#### Input for this task

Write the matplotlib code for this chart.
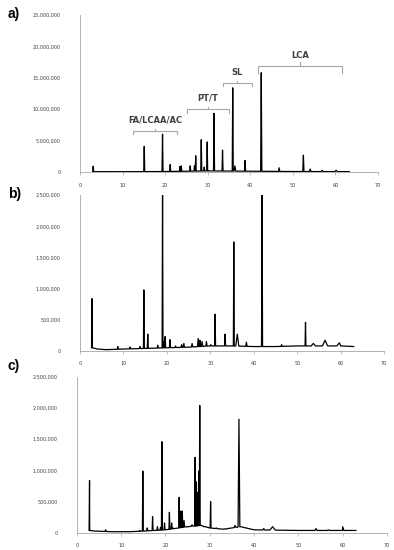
import numpy as np
import matplotlib
matplotlib.use("Agg")
import matplotlib.pyplot as plt

# ---- data (retention time in min, abundance) ----
# panel a
a_rt = [3.1, 15.1, 19.4, 21.2, 23.5, 23.8, 25.9, 26.9, 27.2, 28.5, 29.2, 29.9, 31.5,
        33.5, 35.9, 36.4, 38.8, 42.6, 46.8, 52.5, 54.1, 56.9, 60.2]
a_h = [0.95e6, 4.1e6, 6.05e6, 1.2e6, 0.9e6, 1.0e6, 1.0e6, 1.0e6, 2.6e6, 5.15e6, 0.8e6, 4.8e6, 9.35e6,
       3.5e6, 13.4e6, 1.0e6, 1.85e6, 15.8e6, 0.7e6, 2.7e6, 0.5e6, 0.3e6, 0.3e6]
a_w = [0.12, 0.12, 0.12, 0.12, 0.12, 0.12, 0.12, 0.12, 0.12, 0.12, 0.12, 0.12, 0.12,
       0.12, 0.12, 0.2, 0.12, 0.14, 0.15, 0.14, 0.2, 0.25, 0.3]
a_base_t = [3.0, 10, 20, 30, 40, 50, 63.3]
a_base_y = [0.08e6, 0.07e6, 0.1e6, 0.2e6, 0.15e6, 0.1e6, 0.08e6]

# panel b
b_rt = [2.76, 8.7, 11.5, 13.8, 14.7, 15.6, 17.9, 19.0, 19.3, 19.6, 20.7, 22.0, 23.4, 23.9,
        25.8, 27.2, 27.6, 28.1, 29.1, 30.1, 31.1, 33.4, 35.4, 36.2, 38.3, 41.9, 46.4,
        51.9, 53.7, 56.4, 59.7]
b_h = [0.84e6, 0.07e6, 0.06e6, 0.07e6, 0.98e6, 0.27e6, 0.09e6, 2.6e6, 0.15e6, 0.23e6, 0.18e6, 0.08e6, 0.1e6, 0.12e6,
       0.12e6, 0.2e6, 0.17e6, 0.15e6, 0.15e6, 0.1e6, 0.59e6, 0.27e6, 1.75e6, 0.27e6, 0.14e6, 2.6e6, 0.1e6,
       0.46e6, 0.12e6, 0.17e6, 0.13e6]
b_w = [0.1, 0.12, 0.12, 0.12, 0.1, 0.12, 0.12, 0.1, 0.1, 0.12, 0.12, 0.15, 0.15, 0.15,
       0.15, 0.15, 0.12, 0.15, 0.15, 0.2, 0.1, 0.12, 0.1, 0.35, 0.15, 0.12, 0.15,
       0.1, 0.5, 0.6, 0.6]
b_base_t = [2.9, 4, 6, 10, 15, 20, 25, 30, 35, 40, 45, 50, 55, 60, 63.0]
b_base_y = [0.05e6, 0.03e6, 0.02e6, 0.03e6, 0.04e6, 0.05e6, 0.06e6, 0.08e6, 0.08e6, 0.07e6, 0.07e6, 0.08e6, 0.08e6, 0.08e6, 0.07e6]

# panel c
c_rt = [2.87, 6.5, 11.2, 14.2, 14.9, 15.9, 17.1, 18.2, 18.9, 19.2, 19.8, 20.9, 21.4, 21.7,
        23.1, 23.5, 23.8, 24.2, 26.0, 26.7, 26.9, 27.3, 27.5, 27.75, 28.7, 30.2, 31.5,
        33.8, 35.7, 36.6, 42.2, 44.2, 54.0, 56.8, 60.0]
c_h = [0.84e6, 0.05e6, 0.02e6, 0.04e6, 0.99e6, 0.08e6, 0.26e6, 0.1e6, 0.09e6, 1.46e6, 0.16e6, 0.33e6, 0.16e6, 0.08e6,
       0.57e6, 0.35e6, 0.35e6, 0.2e6, 0.13e6, 1.21e6, 0.82e6, 0.65e6, 0.99e6, 2.04e6, 0.1e6, 0.5e6, 0.08e6,
       0.06e6, 0.12e6, 1.82e6, 0.07e6, 0.1e6, 0.07e6, 0.05e6, 0.1e6]
c_w = [0.1, 0.15, 0.15, 0.12, 0.1, 0.12, 0.1, 0.12, 0.12, 0.1, 0.12, 0.1, 0.12, 0.12,
       0.1, 0.12, 0.12, 0.15, 0.2, 0.08, 0.08, 0.08, 0.08, 0.1, 0.2, 0.1, 0.2,
       0.2, 0.2, 0.2, 0.2, 0.6, 0.25, 0.25, 0.3]
c_base_t = [2.9, 4, 8, 12, 15, 20, 23, 25, 28, 30, 33, 37, 40, 50, 60, 63.0]
c_base_y = [0.04e6, 0.03e6, 0.02e6, 0.02e6, 0.03e6, 0.05e6, 0.08e6, 0.1e6, 0.12e6, 0.08e6, 0.06e6, 0.1e6, 0.05e6, 0.04e6, 0.04e6, 0.04e6]

# brackets in panel a
br_labels = ["FA/LCAA/AC", "PT/T", "SL", "LCA"]
br_start = [12.5, 25.2, 33.5, 41.8]
br_end = [22.7, 35.0, 40.5, 61.5]
br_level = [6.6e6, 10.0e6, 14.2e6, 16.8e6]


def trace(rt, h, w, bt, by):
    xs = list(bt)
    ys = list(by)
    for r, hh, ww in zip(rt, h, w):
        b0 = np.interp(r - ww, bt, by)
        b1 = np.interp(r + ww, bt, by)
        xs += [r - ww, r, r + ww]
        ys += [b0, hh, b1]
    order = np.argsort(xs, kind="stable")
    return np.array(xs)[order], np.array(ys)[order]


gray = "#a6a6a6"


def style(ax, ymax, ystep):
    ax.set_xlim(0, 70)
    ax.set_ylim(0, ymax)
    ax.set_xticks(np.arange(0, 71, 10))
    ax.set_yticks(np.arange(0, ymax + 1, ystep))
    ax.set_yticklabels(["{:,.0f}".format(v) for v in np.arange(0, ymax + 1, ystep)])
    for s in ["top", "right"]:
        ax.spines[s].set_visible(False)
    for s in ["left", "bottom"]:
        ax.spines[s].set_color(gray)
        ax.spines[s].set_linewidth(0.6)
    ax.tick_params(axis="x", length=2.5, width=0.5, color=gray, labelsize=3.5,
                   labelcolor="#404040", pad=5)
    ax.tick_params(axis="y", length=0, labelsize=3.5, labelcolor="#404040", pad=14)


fig = plt.figure(figsize=(3.94, 5.5), dpi=100)
ax_a = fig.add_axes([0.203, 0.687, 0.756, 0.286])
ax_b = fig.add_axes([0.203, 0.362, 0.772, 0.283])
ax_c = fig.add_axes([0.195, 0.031, 0.787, 0.284])

for ax, d in [(ax_a, (a_rt, a_h, a_w, a_base_t, a_base_y)),
              (ax_b, (b_rt, b_h, b_w, b_base_t, b_base_y)),
              (ax_c, (c_rt, c_h, c_w, c_base_t, c_base_y))]:
    x, y = trace(*d)
    ax.plot(x, y, color="black", lw=0.9)

style(ax_a, 25e6, 5e6)
style(ax_b, 2.5e6, 0.5e6)
style(ax_c, 2.5e6, 0.5e6)

# brackets
for lab, x0, x1, lv in zip(br_labels, br_start, br_end, br_level):
    dn = 0.55e6 if lab != "LCA" else 1.1e6
    ax_a.plot([x0, x0, x1, x1], [lv - dn, lv, lv, lv - dn], color=gray, lw=0.8)
    xm = (x0 + x1) / 2
    ax_a.plot([xm, xm], [lv, lv + dn * 0.6], color=gray, lw=0.8)
    ax_a.text(xm, lv + 1.0e6, lab, ha="center", va="bottom", fontsize=6,
              color="#404040", fontweight="semibold")

for lab, yy in [("a)", 0.975), ("b)", 0.648), ("c)", 0.335)]:
    fig.text(0.02, yy, lab, fontsize=10, fontweight="bold", family="Liberation Sans",
             va="center")

fig.savefig("out.png", dpi=100)
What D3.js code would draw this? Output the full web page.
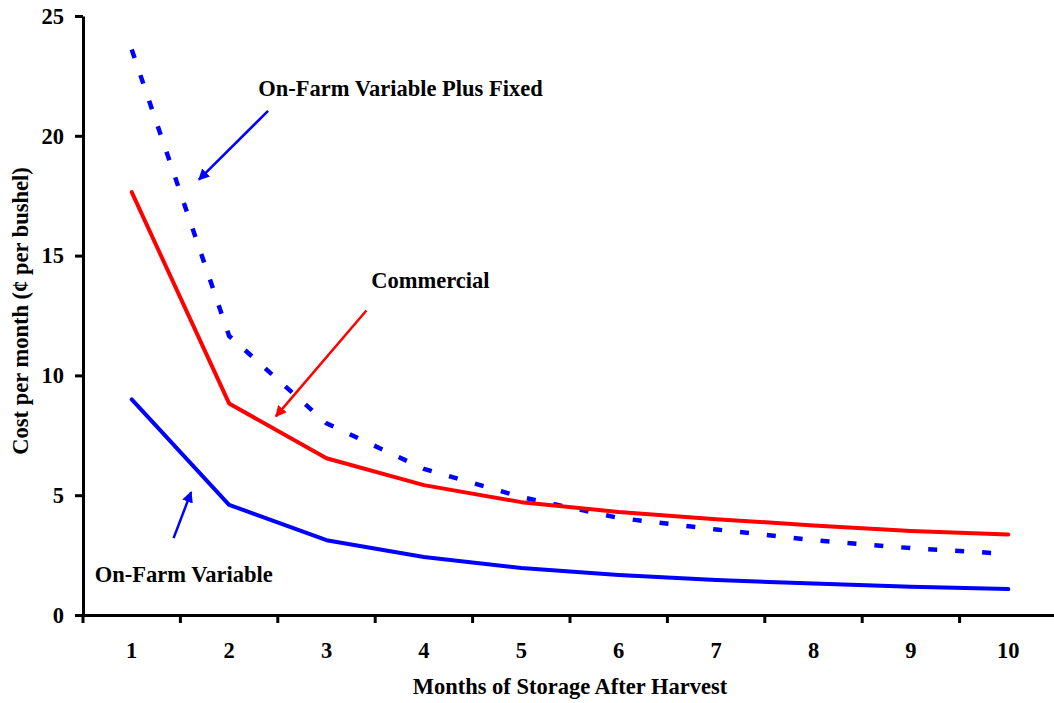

########

Everything from the first line of the listing above through the line that contains "import matplotlib.pyplot as plt" is to be restated word for word, minus the pictures.

Write the matplotlib code for this chart.
import numpy as np
import matplotlib
matplotlib.use("Agg")
import matplotlib.pyplot as plt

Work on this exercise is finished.